Rows from a dataset of charts and code:
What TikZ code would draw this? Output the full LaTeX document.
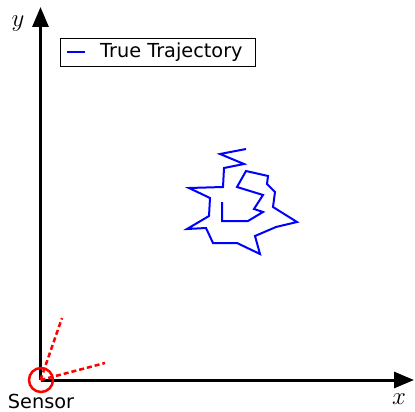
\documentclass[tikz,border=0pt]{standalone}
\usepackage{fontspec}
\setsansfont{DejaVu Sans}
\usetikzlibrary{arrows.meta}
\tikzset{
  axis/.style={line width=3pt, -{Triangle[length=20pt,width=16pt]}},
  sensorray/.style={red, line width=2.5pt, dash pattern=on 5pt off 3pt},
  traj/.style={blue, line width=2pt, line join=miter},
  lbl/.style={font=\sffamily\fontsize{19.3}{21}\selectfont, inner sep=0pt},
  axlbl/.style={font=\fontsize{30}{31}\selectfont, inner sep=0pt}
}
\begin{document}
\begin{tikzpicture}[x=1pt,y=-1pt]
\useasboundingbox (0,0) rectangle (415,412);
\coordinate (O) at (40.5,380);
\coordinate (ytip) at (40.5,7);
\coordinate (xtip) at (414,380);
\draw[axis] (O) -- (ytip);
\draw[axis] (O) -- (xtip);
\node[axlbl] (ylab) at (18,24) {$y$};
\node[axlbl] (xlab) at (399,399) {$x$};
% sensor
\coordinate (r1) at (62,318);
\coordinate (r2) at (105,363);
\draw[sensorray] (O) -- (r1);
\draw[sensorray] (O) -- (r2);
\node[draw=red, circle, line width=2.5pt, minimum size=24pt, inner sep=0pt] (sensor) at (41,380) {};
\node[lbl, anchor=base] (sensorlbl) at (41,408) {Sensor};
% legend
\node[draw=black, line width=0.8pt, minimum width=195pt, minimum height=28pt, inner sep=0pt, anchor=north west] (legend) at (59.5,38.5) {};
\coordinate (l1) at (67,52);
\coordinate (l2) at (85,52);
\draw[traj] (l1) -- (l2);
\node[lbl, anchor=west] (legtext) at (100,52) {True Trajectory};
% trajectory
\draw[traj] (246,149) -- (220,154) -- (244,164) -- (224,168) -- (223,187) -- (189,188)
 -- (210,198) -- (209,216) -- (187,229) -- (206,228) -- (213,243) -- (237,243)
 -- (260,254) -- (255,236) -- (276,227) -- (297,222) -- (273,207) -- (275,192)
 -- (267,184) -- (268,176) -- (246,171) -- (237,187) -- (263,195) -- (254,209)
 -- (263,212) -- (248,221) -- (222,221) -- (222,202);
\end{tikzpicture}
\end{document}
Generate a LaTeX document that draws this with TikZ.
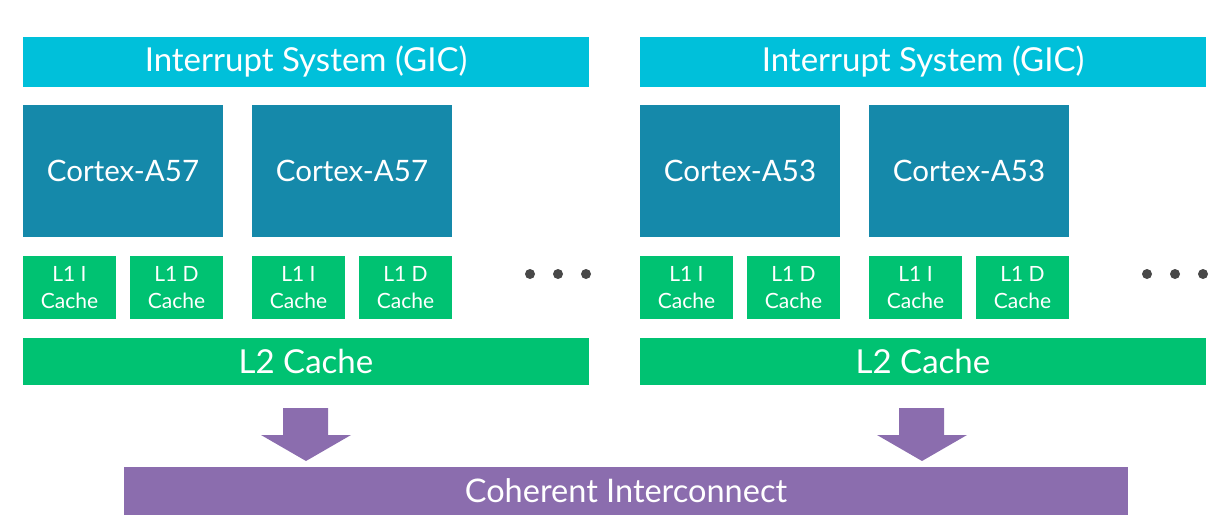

◆ PROMPT
Transcribe the full listing character for character. Pictures are excluded.

◆ FULL SOLUTION
What TikZ code would draw this? Output the full LaTeX document.
\documentclass[tikz,border=0pt]{standalone}
\usepackage{fontspec}
\setsansfont{DejaVu Sans}
\usetikzlibrary{arrows.meta}
\tikzset{
  axis/.style={line width=3pt, -{Triangle[length=20pt,width=16pt]}},
  sensorray/.style={red, line width=2.5pt, dash pattern=on 5pt off 3pt},
  traj/.style={blue, line width=2pt, line join=miter},
  lbl/.style={font=\sffamily\fontsize{19.3}{21}\selectfont, inner sep=0pt},
  axlbl/.style={font=\fontsize{30}{31}\selectfont, inner sep=0pt}
}
\begin{document}
\begin{tikzpicture}[x=1pt,y=-1pt]
\useasboundingbox (0,0) rectangle (415,412);
\coordinate (O) at (40.5,380);
\coordinate (ytip) at (40.5,7);
\coordinate (xtip) at (414,380);
\draw[axis] (O) -- (ytip);
\draw[axis] (O) -- (xtip);
\node[axlbl] (ylab) at (18,24) {$y$};
\node[axlbl] (xlab) at (399,399) {$x$};
% sensor
\coordinate (r1) at (62,318);
\coordinate (r2) at (105,363);
\draw[sensorray] (O) -- (r1);
\draw[sensorray] (O) -- (r2);
\node[draw=red, circle, line width=2.5pt, minimum size=24pt, inner sep=0pt] (sensor) at (41,380) {};
\node[lbl, anchor=base] (sensorlbl) at (41,408) {Sensor};
% legend
\node[draw=black, line width=0.8pt, minimum width=195pt, minimum height=28pt, inner sep=0pt, anchor=north west] (legend) at (59.5,38.5) {};
\coordinate (l1) at (67,52);
\coordinate (l2) at (85,52);
\draw[traj] (l1) -- (l2);
\node[lbl, anchor=west] (legtext) at (100,52) {True Trajectory};
% trajectory
\draw[traj] (246,149) -- (220,154) -- (244,164) -- (224,168) -- (223,187) -- (189,188)
 -- (210,198) -- (209,216) -- (187,229) -- (206,228) -- (213,243) -- (237,243)
 -- (260,254) -- (255,236) -- (276,227) -- (297,222) -- (273,207) -- (275,192)
 -- (267,184) -- (268,176) -- (246,171) -- (237,187) -- (263,195) -- (254,209)
 -- (263,212) -- (248,221) -- (222,221) -- (222,202);
\end{tikzpicture}
\end{document}
Generate a LaTeX document that draws this with TikZ.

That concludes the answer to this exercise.